THE PROBLEM
Reproduce every line of the material below, but drop the pictures.

+-------+

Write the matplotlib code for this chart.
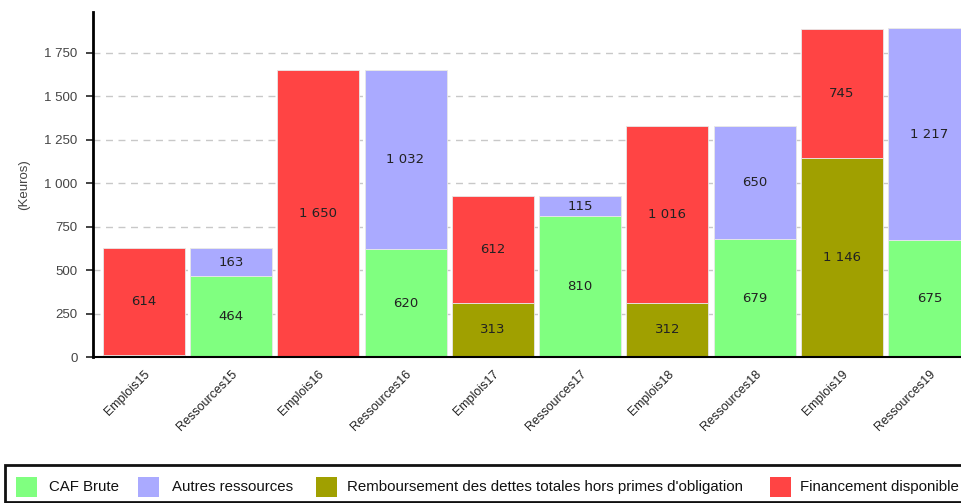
# Stacked bars: Emplois / Ressources per year (Keuros)
import matplotlib
matplotlib.use("Agg")
import matplotlib.pyplot as plt
from matplotlib.patches import Rectangle

categories = ["Emplois15", "Ressources15", "Emplois16", "Ressources16",
              "Emplois17", "Ressources17", "Emplois18", "Ressources18",
              "Emplois19", "Ressources19"]

caf_brute = [0, 464, 0, 620, 0, 810, 0, 679, 0, 675]
autres_ressources = [0, 163, 0, 1032, 0, 115, 0, 650, 0, 1217]
remboursement = [13, 0, 2, 0, 313, 0, 312, 0, 1146, 0]
financement = [614, 0, 1650, 0, 612, 0, 1016, 0, 745, 0]

series_names = ["CAF Brute", "Autres ressources",
                "Remboursement des dettes totales hors primes d'obligation",
                "Financement disponible"]
colors = ["#80FF80", "#AAAAFF", "#A0A000", "#FF4444"]

yticks = [0, 250, 500, 750, 1000, 1250, 1500, 1750]

W, H = 961, 503
sans = ["Liberation Sans", "DejaVu Sans"]


def fmt(v):
    return "{:,}".format(int(v)).replace(",", " ")


fig = plt.figure(figsize=(W / 100, H / 100), dpi=100)
ax = fig.add_axes([93 / W, 146 / H, 887 / W, 345 / H])

x = list(range(len(categories)))
bottom = [0] * len(categories)
for vals, col in zip([caf_brute, autres_ressources, remboursement, financement], colors):
    ax.bar(x, vals, width=0.94, bottom=bottom, color=col,
           edgecolor="#e8e8e8", linewidth=0.6, zorder=2)
    for i, v in enumerate(vals):
        if v >= 50:
            ax.text(i, bottom[i] + v / 2, fmt(v), ha="center", va="center",
                    fontsize=9.5, color="#222222", zorder=3)
    bottom = [b + v for b, v in zip(bottom, vals)]

ax.set_xlim(-0.58, 9.58)
ax.set_ylim(0, 1986)
ax.set_yticks(yticks)
ax.set_yticklabels([fmt(v) for v in yticks], fontsize=9.5, color="#444444", family=sans)
ax.yaxis.grid(True, linestyle=(0, (5, 4)), color="#c8c8c8", linewidth=1, zorder=0)
ax.set_axisbelow(True)

ax.set_xticks(x)
ax.set_xticklabels(categories, rotation=45, ha="right", va="top",
                   rotation_mode="anchor", fontsize=9, color="#222222", family=sans)
ax.tick_params(axis="x", length=0, pad=8)
ax.tick_params(axis="y", length=5, width=1.2, color="#222222", pad=6)

for side in ["top", "right"]:
    ax.spines[side].set_visible(False)
ax.spines["left"].set_linewidth(2)
ax.spines["bottom"].set_linewidth(1.5)

ax.set_ylabel("(Keuros)", fontsize=9.5, color="#444444", labelpad=10, family=sans)

# legend box, drawn by hand so the columns sit where the original has them
fig.patches.append(Rectangle((5 / W, 1 / H), 1.0, 37 / H, transform=fig.transFigure,
                             facecolor="white", edgecolor="#111111", linewidth=2))
handle_x = [16, 138, 316, 770]
text_x = [49, 172, 347, 800]
for hx, tx, name, col in zip(handle_x, text_x, series_names, colors):
    fig.patches.append(Rectangle((hx / W, 6 / H), 21 / W, 20 / H,
                                 transform=fig.transFigure, facecolor=col,
                                 edgecolor="none"))
    fig.text(tx / W, 16 / H, name, ha="left", va="center", fontsize=10.8,
             color="#111111", family=sans)

plt.savefig("out.png", dpi=100)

+-------+

CORRECT RESULT
Write the matplotlib code for this chart.
# Stacked bars: Emplois / Ressources per year (Keuros)
import matplotlib
matplotlib.use("Agg")
import matplotlib.pyplot as plt
from matplotlib.patches import Rectangle

categories = ["Emplois15", "Ressources15", "Emplois16", "Ressources16",
              "Emplois17", "Ressources17", "Emplois18", "Ressources18",
              "Emplois19", "Ressources19"]

caf_brute = [0, 464, 0, 620, 0, 810, 0, 679, 0, 675]
autres_ressources = [0, 163, 0, 1032, 0, 115, 0, 650, 0, 1217]
remboursement = [13, 0, 2, 0, 313, 0, 312, 0, 1146, 0]
financement = [614, 0, 1650, 0, 612, 0, 1016, 0, 745, 0]

series_names = ["CAF Brute", "Autres ressources",
                "Remboursement des dettes totales hors primes d'obligation",
                "Financement disponible"]
colors = ["#80FF80", "#AAAAFF", "#A0A000", "#FF4444"]

yticks = [0, 250, 500, 750, 1000, 1250, 1500, 1750]

W, H = 961, 503
sans = ["Liberation Sans", "DejaVu Sans"]


def fmt(v):
    return "{:,}".format(int(v)).replace(",", " ")


fig = plt.figure(figsize=(W / 100, H / 100), dpi=100)
ax = fig.add_axes([93 / W, 146 / H, 887 / W, 345 / H])

x = list(range(len(categories)))
bottom = [0] * len(categories)
for vals, col in zip([caf_brute, autres_ressources, remboursement, financement], colors):
    ax.bar(x, vals, width=0.94, bottom=bottom, color=col,
           edgecolor="#e8e8e8", linewidth=0.6, zorder=2)
    for i, v in enumerate(vals):
        if v >= 50:
            ax.text(i, bottom[i] + v / 2, fmt(v), ha="center", va="center",
                    fontsize=9.5, color="#222222", zorder=3)
    bottom = [b + v for b, v in zip(bottom, vals)]

ax.set_xlim(-0.58, 9.58)
ax.set_ylim(0, 1986)
ax.set_yticks(yticks)
ax.set_yticklabels([fmt(v) for v in yticks], fontsize=9.5, color="#444444", family=sans)
ax.yaxis.grid(True, linestyle=(0, (5, 4)), color="#c8c8c8", linewidth=1, zorder=0)
ax.set_axisbelow(True)

ax.set_xticks(x)
ax.set_xticklabels(categories, rotation=45, ha="right", va="top",
                   rotation_mode="anchor", fontsize=9, color="#222222", family=sans)
ax.tick_params(axis="x", length=0, pad=8)
ax.tick_params(axis="y", length=5, width=1.2, color="#222222", pad=6)

for side in ["top", "right"]:
    ax.spines[side].set_visible(False)
ax.spines["left"].set_linewidth(2)
ax.spines["bottom"].set_linewidth(1.5)

ax.set_ylabel("(Keuros)", fontsize=9.5, color="#444444", labelpad=10, family=sans)

# legend box, drawn by hand so the columns sit where the original has them
fig.patches.append(Rectangle((5 / W, 1 / H), 1.0, 37 / H, transform=fig.transFigure,
                             facecolor="white", edgecolor="#111111", linewidth=2))
handle_x = [16, 138, 316, 770]
text_x = [49, 172, 347, 800]
for hx, tx, name, col in zip(handle_x, text_x, series_names, colors):
    fig.patches.append(Rectangle((hx / W, 6 / H), 21 / W, 20 / H,
                                 transform=fig.transFigure, facecolor=col,
                                 edgecolor="none"))
    fig.text(tx / W, 16 / H, name, ha="left", va="center", fontsize=10.8,
             color="#111111", family=sans)

plt.savefig("out.png", dpi=100)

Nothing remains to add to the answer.